Significantly, it was the fear of economic competition, rather than racism or xenophobia, that seemed to define the resistance to more immigration.

Reasons for objecting to immigration like 'they do not speak English' or that 'they do not observe our social norms' limped behind overcrowding and job anxiety. Not one person among the respondents ranked 'they make me feel unsafe in my neighbourhood' as a top reason.

Some 81 per cent of respondents accepted foreigners living in Singapore and 62 per cent counted them among their friends, with close to half socialising with foreign friends at least once a week.

Experts say that this picture gels with their empirical research. Despite the extremist fringe in some pockets of the Internet, racism or xenophobia does not appear to feature much in this debate, they say.

Dr Lai Ah Eng, a senior research fellow at the Asian Research Institute (ARI), emphasises that there is no history of xenophobia or organised forms of anti-foreign sentiment in Singapore the way there is in homogeneous societies in parts of Europe.

'It's not the people, but the policies,' says Dr Leong Chan Hoong, a senior research fellow at the Institute of Policy Studies. 'The message is not that we do not want foreign talent, but whether we can absorb them, and if Singaporeans will be disadvantaged in the process.'
We are talented too

THE central, and thorniest, issue in the immigration debate is where foreigners fit into the local economic hierarchy.

When asking respondents in what way the Government should keep the doors open, Insight defined foreigners broadly as 'high-end' and 'low-end'. The former refers to the qualified professionals who come in mostly on employment passes (EPs), and to a lesser extent, S-Passes.
The latter are those on work permits - the transient mass of construction workers, cleaners and domestic helpers.

The majority of respondents preferred to keep the door open, but to slow the influx of all foreigners across the board. This reflects a general wariness at the pace of change over the past half-decade, say experts.

The second most preferred option among respondents was to keep the door open to low-end foreigners, but not high-end ones. 

This was buttressed by respondents showing the most support, in another question, for foreigners coming in only to take the jobs that locals do not want.

'The majority of Singaporeans are in mid to high-end jobs,' notes National University of Singapore sociologist Tan Ern Ser. 'They benefit from having low-end foreign workers at lower costs, but they face competition from foreigners at the higher end.'

Ang Mo Kio GRC MP Inderjit Singh sees two levels to the discomfort with 'high-end' foreigners.
When it comes to the super-rich elite, locals see their plush lifestyles as beyond their reach: 'You've been working for so long but cannot afford a house, and you read reports of foreigners buying high-end property and so on.'

But, he qualifies, there is general acceptance that Singapore must be open to the Eduardo Saverins and the Piyush Guptas of the world if it is to maintain its international standing.
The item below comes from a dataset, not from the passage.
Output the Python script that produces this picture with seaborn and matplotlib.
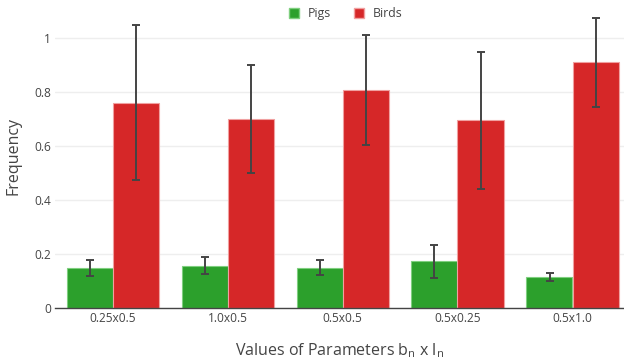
import matplotlib
matplotlib.use("Agg")
import matplotlib.pyplot as plt
from matplotlib.lines import Line2D
import seaborn as sns
import pandas as pd
import numpy as np

categories = ["0.25x0.5", "1.0x0.5", "0.5x0.5", "0.5x0.25", "0.5x1.0"]
series_names = ["Pigs", "Birds"]
pigs = [0.146, 0.156, 0.148, 0.172, 0.113]
pigs_err = [0.029, 0.032, 0.028, 0.062, 0.014]
birds = [0.760, 0.699, 0.806, 0.694, 0.909]
birds_err = [0.286, 0.199, 0.205, 0.253, 0.165]
yticks = [0, 0.2, 0.4, 0.6, 0.8, 1]
ytick_labels = ["0", "0.2", "0.4", "0.6", "0.8", "1"]

colors = {"Pigs": "#2ca02c", "Birds": "#d62728"}
edges = {"Pigs": "#7fcf7f", "Birds": "#f0a0a0"}

df = pd.DataFrame({
    "category": categories * 2,
    "series": ["Pigs"] * len(categories) + ["Birds"] * len(categories),
    "value": pigs + birds,
})

sns.set_theme(style="white")
plt.rcParams["font.family"] = ["Open Sans", "DejaVu Sans"]
plt.rcParams["mathtext.fontset"] = "custom"
plt.rcParams["mathtext.rm"] = "Open Sans"

W, H = 624, 364
fig = plt.figure(figsize=(W / 100, H / 100), dpi=100)
left, right, top, bottom = 55, 624, 5, 307.7
ax = fig.add_axes([left / W, 1 - bottom / H, (right - left) / W, (bottom - top) / H])

sns.barplot(data=df, x="category", y="value", hue="series", order=categories,
            hue_order=series_names, palette=colors, width=0.8, ax=ax,
            errorbar=None, legend=False, saturation=1)

errs = {"Pigs": pigs_err, "Birds": birds_err}
vals = {"Pigs": pigs, "Birds": birds}
for cont, name in zip(ax.containers, series_names):
    xs = []
    for bar in cont:
        bar.set_edgecolor(edges[name])
        bar.set_linewidth(0.8)
        xs.append(bar.get_x() + bar.get_width() / 2)
    ax.errorbar(xs, vals[name], yerr=errs[name], fmt="none", ecolor="#444444",
                elinewidth=1.4, capsize=3, capthick=1.4, zorder=5)

cat_w = 115.0
ax.set_xlim(-0.5, -0.5 + (right - left) / cat_w)
ax.set_ylim(0, (bottom - top) / 270.0)
ax.set_yticks(yticks)
ax.set_yticklabels(ytick_labels)
ax.grid(axis="y", color="#eeeeee", linewidth=1)
ax.set_axisbelow(True)
for s in ["top", "right", "left"]:
    ax.spines[s].set_visible(False)
ax.spines["bottom"].set_color("#444444")
ax.spines["bottom"].set_linewidth(1)
ax.tick_params(axis="both", length=0, labelsize=8.6, colors="#444444")
ax.tick_params(axis="x", pad=3)
ax.tick_params(axis="y", pad=3)
ax.set_xlabel(r"Values of Parameters b$_\mathregular{n}$ x l$_\mathregular{n}$",
              fontsize=11.5, color="#444444", labelpad=12)
ax.set_ylabel("Frequency", fontsize=11.5, color="#444444", labelpad=9)

handles = [Line2D([0], [0], marker="s", linestyle="none", markersize=7.5,
                  markerfacecolor=colors[n], markeredgecolor=edges[n]) for n in series_names]
fig.legend(handles, series_names, loc="center", bbox_to_anchor=(345 / W, 1 - 13.5 / H),
           ncol=2, frameon=False, fontsize=8.8, labelcolor="#444444",
           handletextpad=0.6, columnspacing=1.8, handlelength=1.0)

fig.savefig("out.png", dpi=100)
One is a founder of Facebook, the other the head honcho of DBS.

But white-collar professionals resent working with, and for, 'foreign talent' they consider to be not that talented. And the Government's message, that foreign professionals are here to pick up the slack as there are more jobs than workers, does not seem to have won many over.

Asked about foreigners' contributions to Singapore, 60 per cent agreed and strongly agreed that they take up jobs that Singaporeans do not want to do. Only 37 per cent agreed and strongly agreed that they 'are needed here because there are more jobs than workers' - the least supported of five options.

But given that unemployment is at a historic low, what accounts for this perception of intense economic competition?

One reason experts suggest is that Singaporeans see foreigners as having priced them out of options like being a waiter, a salesgirl or call-centre operator. This extends upwards to mid-level professional jobs in engineering, draftsmanship and IT.

Immigrants from other Asian countries can stand lower wages than a Singaporean counterpart, and have no obligations like national service reservist training, notes Tampines GRC MP Baey Yam Keng. So, locals perceive a threat, even if they are gainfully employed themselves. 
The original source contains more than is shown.